Bookends: ‘The Kite Runner’ by Khaled Hosseini

“The Kite Runner follows the story of Amir, the privileged son of a wealthy businessman in Kabul, and Hassan, the son of Amir’s father’s servant. As children in the relatively stable Afghanistan of the early 1970s, the boys are inseparable. They spend idyllic days running kites and telling stories of mystical places and powerful warriors until an unspeakable event changes the nature of their relationship forever, and eventually cements their bond in ways neither boy could have ever predicted. Even after Amir and his father flee to America, Amir remains haunted by his cowardly actions and disloyalty.

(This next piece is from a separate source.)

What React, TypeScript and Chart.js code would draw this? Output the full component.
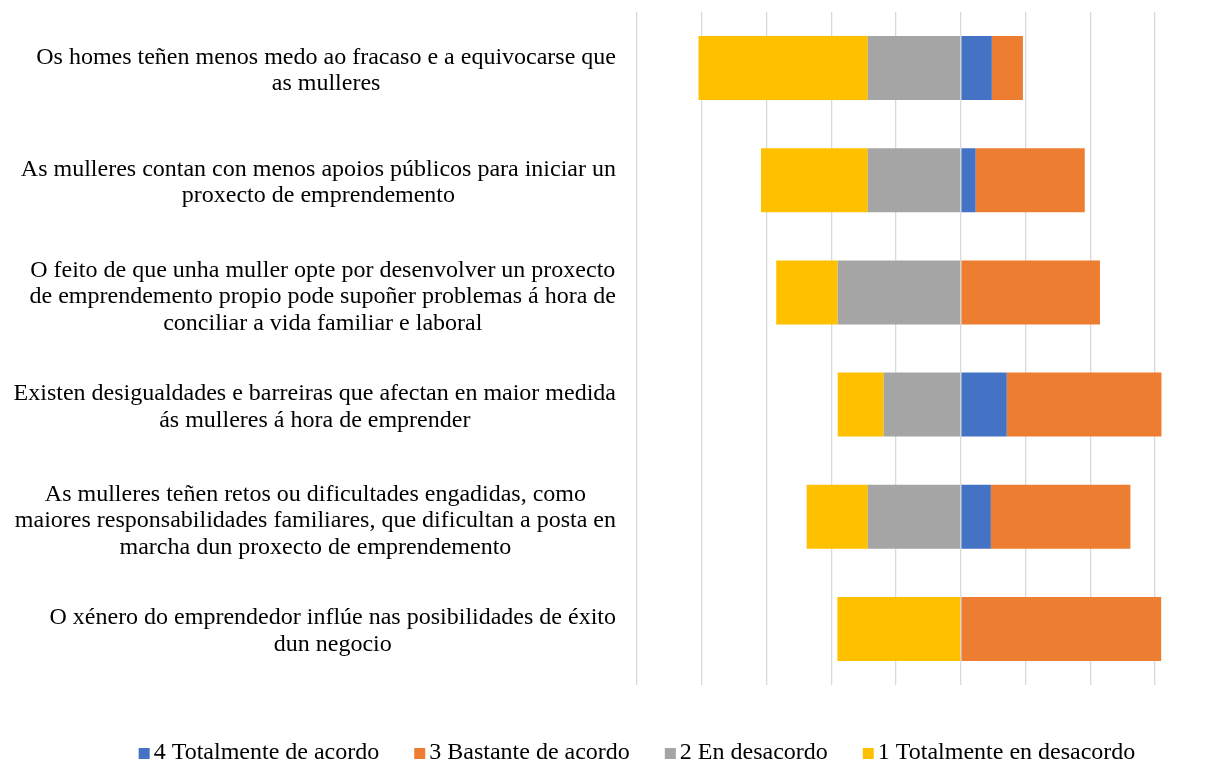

In part, it is these demons and the sometimes impossible quest for forgiveness that bring him back to his war-torn native land after it comes under Taliban rule. ”

By: Mithilah Mahendran

The book that almost gave me a fever.

There are two things in this book that forced me to stop reading in the midst and take a break because I could not handle the intensity of the characters. 1) The young boy (the ‘servant’), 2) The characters’ migration from Afghanistan to America. (I read Dan Brown’s ‘Angels and Demons’ in order to get away from all the emotions that ‘Kite Runner’ was stirring up). This book is everything real immigrant/refugee experiences are made of. Hosseini uses childhood well in his writing, and tortures you with it. I still can not get the characters out of my mind.